The International Monetary Fund projects a global recession can still be averted if financial markets stabilize and U.S. housing markets bottom out in 2009.

The financial crisis that began in U.S. housing markets has the world teetering on "the cusp of a global recession," according to a top IMF official.

But IMF Managing Director Dominique Strauss-Kahn said today that if countries act together, a slow economic recovery should begin in the second half of 2009.

Strauss-Kahn said the need for recapitalization was "well understood on both sides of the Atlantic" but cooperation was less evident. He urged European countries to work together to draw up national plans that provide liquidity from central banks, contain guarantees to depositors and assurances to creditors, and that recapitalize financial institutions.
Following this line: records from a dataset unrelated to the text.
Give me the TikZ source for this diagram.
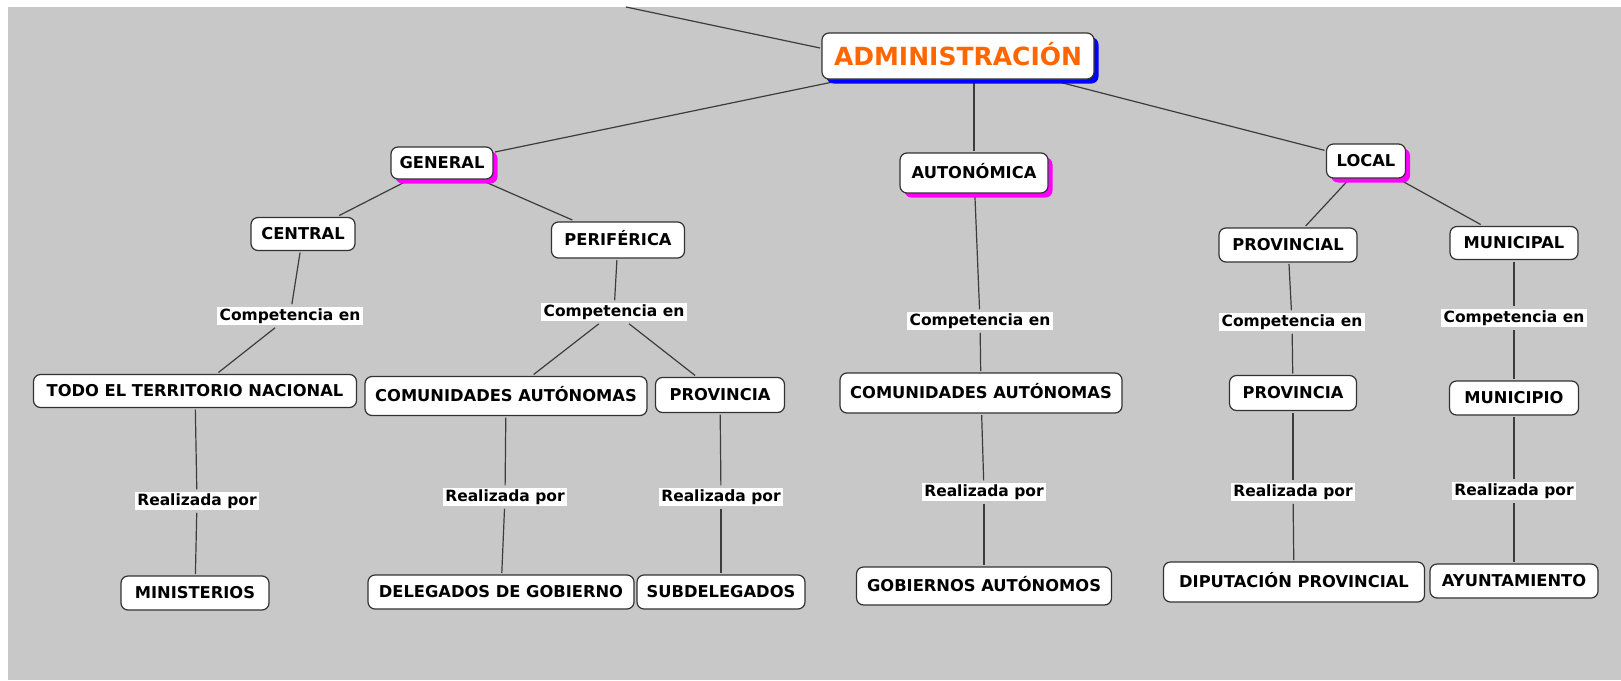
\documentclass[tikz,border=0pt]{standalone}
\usepackage{fontspec}
\setmainfont{DejaVu Sans}
\usetikzlibrary{shadows,backgrounds}
\definecolor{bg}{RGB}{200,200,200}
\definecolor{orng}{RGB}{255,102,0}
\definecolor{frame}{RGB}{50,50,50}
\definecolor{edge}{RGB}{60,60,60}
\definecolor{mgnt}{RGB}{255,0,255}
\definecolor{blu}{RGB}{0,0,255}
\begin{document}
\begin{tikzpicture}[x=1pt, y=-1pt,
    box/.style = {draw=frame, line width=1.2pt, rounded corners=7pt, fill=white,
      font=\fontsize{16.3}{19}\selectfont\bfseries, inner xsep=6pt, inner ysep=0pt,
      minimum height=34pt, text height=11.9pt, text depth=0pt, outer sep=2pt},
    lab/.style = {fill=white, font=\fontsize{15.5}{18}\selectfont\bfseries,
      inner xsep=2.5pt, inner ysep=1.5pt, text height=11.8pt, text depth=3.7pt, outer sep=2.5pt},
    shd/.style = {drop shadow={shadow xshift=4.5pt, shadow yshift=-4.5pt, fill=#1, opacity=1}},
    link/.style = {draw=edge, line width=1.2pt}]
  \useasboundingbox (0,0) rectangle (1621,680);

  % top level
  \node[box, shd=blu, text=orng, font=\fontsize{25}{30}\selectfont\bfseries, text height=18.2pt,
    minimum width=272, minimum height=46](adm) at (958,56) {ADMINISTRACIÓN};
  \coordinate (up) at (626,7);

  % second and third level
  \node[box, shd=mgnt, minimum width=102, minimum height=32](gen) at (442,163) {GENERAL};
  \node[box, shd=mgnt, minimum width=148, minimum height=40](aut) at (974,173) {AUTONÓMICA};
  \node[box, shd=mgnt, minimum width=79](loc) at (1366,161) {LOCAL};
  \node[box, minimum width=104, minimum height=33](cen) at (303,234) {CENTRAL};
  \node[box, minimum width=133, minimum height=36](per) at (618,240) {PERIFÉRICA};
  \node[box, minimum width=138](prl) at (1288,245) {PROVINCIAL};
  \node[box, minimum width=128, minimum height=33](mun) at (1514,243) {MUNICIPAL};

  % competencia en
  \node[lab](c1) at (290,316) {Competencia en};
  \node[lab](c2) at (614,312) {Competencia en};
  \node[lab](c3) at (980,321) {Competencia en};
  \node[lab](c4) at (1292,322) {Competencia en};
  \node[lab](c5) at (1514,318) {Competencia en};

  \node[box, minimum width=323, minimum height=33](tod) at (195,391) {TODO EL TERRITORIO NACIONAL};
  \node[box, minimum width=282, minimum height=39](cal) at (506,396) {COMUNIDADES AUTÓNOMAS};
  \node[box, minimum width=129, minimum height=35](pvg) at (720,395) {PROVINCIA};
  \node[box, minimum width=282, minimum height=40](car) at (981,393) {COMUNIDADES AUTÓNOMAS};
  \node[box, minimum width=127, minimum height=35](pvl) at (1293,393) {PROVINCIA};
  \node[box, minimum width=129](mpo) at (1514,398) {MUNICIPIO};

  % realizada por
  \node[lab](r1) at (197,501) {Realizada por};
  \node[lab](r2) at (505,497) {Realizada por};
  \node[lab](r3) at (721,497) {Realizada por};
  \node[lab](r4) at (984,492) {Realizada por};
  \node[lab](r5) at (1293,492) {Realizada por};
  \node[lab](r6) at (1514,491) {Realizada por};

  \node[box, minimum width=148](min) at (195,593) {MINISTERIOS};
  \node[box, minimum width=266](del) at (501,592) {DELEGADOS DE GOBIERNO};
  \node[box, minimum width=168](sub) at (721,592) {SUBDELEGADOS};
  \node[box, minimum width=255, minimum height=38](gob) at (984,586) {GOBIERNOS AUTÓNOMOS};
  \node[box, minimum width=261, minimum height=40](dip) at (1294,582) {DIPUTACIÓN PROVINCIAL};
  \node[box, minimum width=168](ayu) at (1514,581) {AYUNTAMIENTO};

  \begin{scope}[on background layer]
    \fill[white] (0,0) rectangle (1621,680);
    \fill[bg] (8,7) rectangle (1621,680);
    \draw[link] (up) -- ([yshift=8pt]adm.west); \draw[link] (adm) -- (gen);
    \draw[link] (aut) -- (aut |- adm.south); \draw[link] (adm) -- (loc);
    \draw[link] (gen) -- (cen); \draw[link] (gen) -- (per);
    \draw[link] (loc) -- (prl); \draw[link] (loc) -- (mun);
    \draw[link] (cen) -- (c1); \draw[link] (c1) -- (tod); \draw[link] (tod) -- (r1); \draw[link] (r1) -- (min);
    \draw[link] (per) -- (c2); \draw[link] (c2) -- (cal); \draw[link] (c2) -- (pvg);
    \draw[link] (cal) -- (r2); \draw[link] (r2) -- (del); \draw[link] (pvg) -- (r3); \draw[link] (r3) -- (sub);
    \draw[link] (aut) -- (c3); \draw[link] (c3) -- (car); \draw[link] (car) -- (r4); \draw[link] (r4) -- (gob);
    \draw[link] (prl) -- (c4); \draw[link] (c4) -- (pvl); \draw[link] (pvl) -- (r5); \draw[link] (r5) -- (dip);
    \draw[link] (mun) -- (c5); \draw[link] (c5) -- (mpo); \draw[link] (mpo) -- (r6); \draw[link] (r6) -- (ayu);
  \end{scope}
\end{tikzpicture}
\end{document}
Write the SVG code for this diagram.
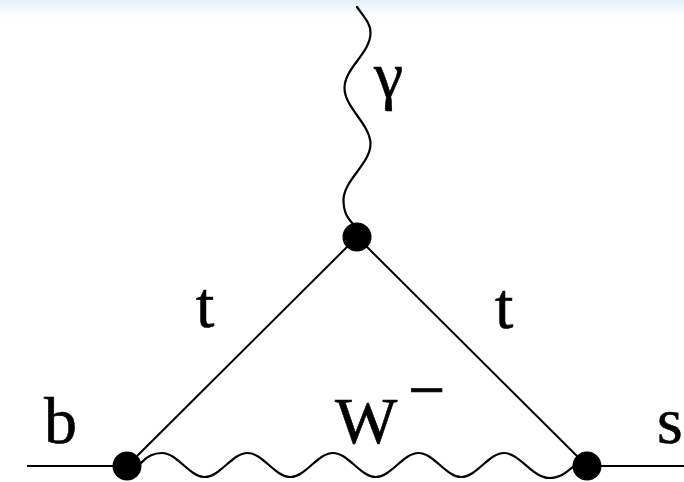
<svg xmlns="http://www.w3.org/2000/svg" width="684" height="482" viewBox="0 0 684 482">
  <defs>
    <linearGradient id="topfade" x1="0" y1="0" x2="0" y2="1">
      <stop offset="0" stop-color="#e2f1fb"/>
      <stop offset="1" stop-color="#ffffff"/>
    </linearGradient>
    <style>
      .line { fill: none; stroke: #000; stroke-width: 2; }
      .wave { fill: none; stroke: #000; stroke-width: 2.2; stroke-linecap: round; }
      .vertex { fill: #000; }
      .lbl { font-family: "Liberation Serif", "Times New Roman", serif; font-size: 66px; fill: #000; stroke: #000; stroke-width: 0.6px; }
    </style>
  </defs>
  <rect x="0" y="0" width="684" height="482" fill="#ffffff"/>
  <rect x="0" y="0" width="684" height="18" fill="url(#topfade)"/>

  <g id="connectors">
    <line class="line" x1="27" y1="466" x2="127" y2="466"/>
    <line class="line" x1="587" y1="466" x2="684" y2="466"/>
    <line class="line" x1="357" y1="237" x2="127" y2="466"/>
    <line class="line" x1="357" y1="237" x2="587" y2="466"/>
    <path id="photon" class="wave" d="M357,7 C364,17 371,24 370.5,33 C370.5,52.8 344.5,68.2 344.5,88 C344.5,107.8 370.5,124.2 370.5,144 C370.5,163.8 343.5,180.2 343.5,200 C343.5,212 347,218 355,226"/>
    <path id="wboson" class="wave" d="M141,463 C147,456 153,453 162,453 C177.4,453 189.4,477 204.75,477 C220.1,477 232.1,453 247.5,453 C262.9,453 274.9,477 290.25,477 C305.6,477 317.6,453 333,453 C348.4,453 360.4,477 375.75,477 C391.1,477 403.1,453 418.5,453 C433.9,453 445.9,477 461.25,477 C476.6,477 488.6,453 504,453 C519.4,453 533,478 549,478 C560,478 566,473 575,465"/>
  </g>

  <g id="vertex-left"><circle class="vertex" cx="127" cy="466" r="14.5"/></g>
  <g id="vertex-top"><circle class="vertex" cx="357" cy="237" r="14.5"/></g>
  <g id="vertex-right"><circle class="vertex" cx="587" cy="466" r="14.5"/></g>

  <g id="label-gamma"><text class="lbl" x="374" y="97">γ</text></g>
  <g id="label-t-left"><text class="lbl" x="196" y="327">t</text></g>
  <g id="label-t-right"><text class="lbl" x="495" y="328">t</text></g>
  <g id="label-b"><text class="lbl" x="44" y="443">b</text></g>
  <g id="label-s"><text class="lbl" x="657" y="443">s</text></g>
  <g id="label-W"><text class="lbl" x="335" y="443">W<tspan x="408" y="412">−</tspan></text></g>
</svg>
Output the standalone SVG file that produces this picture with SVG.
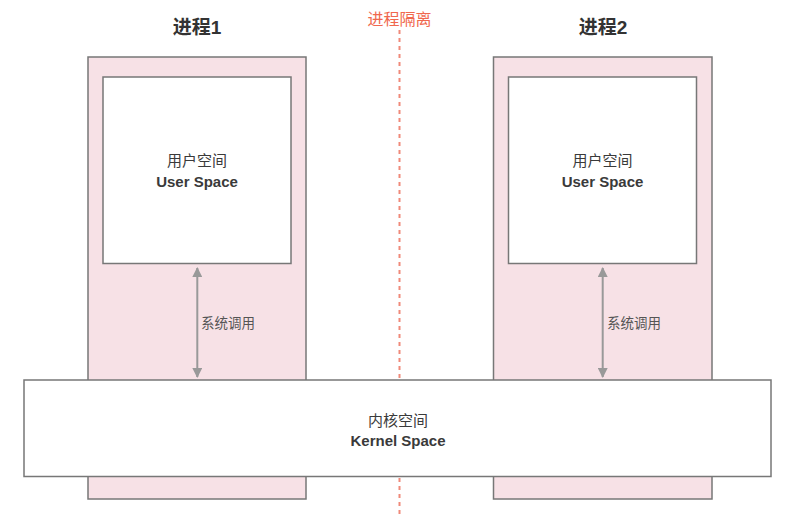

In their latest World Economic Outlook, IMF economists this week called prospects for the global economy "exceptionally uncertain," with a growing chance of recession in many countries.

Global economic growth is expected to slow from 5 percent in 2007 to 3.9 percent in 2008 and 3 percent in 2009, the slowest pace since 2002.

The IMF projects that the economies of advanced nations will be "in or close to recession in the second half of 2008 and early 2009, and the anticipated recovery later in 2009 will be exceptionally gradual by past standards."

The U.S. housing sector is expected to finally reach bottom in 2009, "ending the intense drag on growth that has been present since 2006," the IMF projected.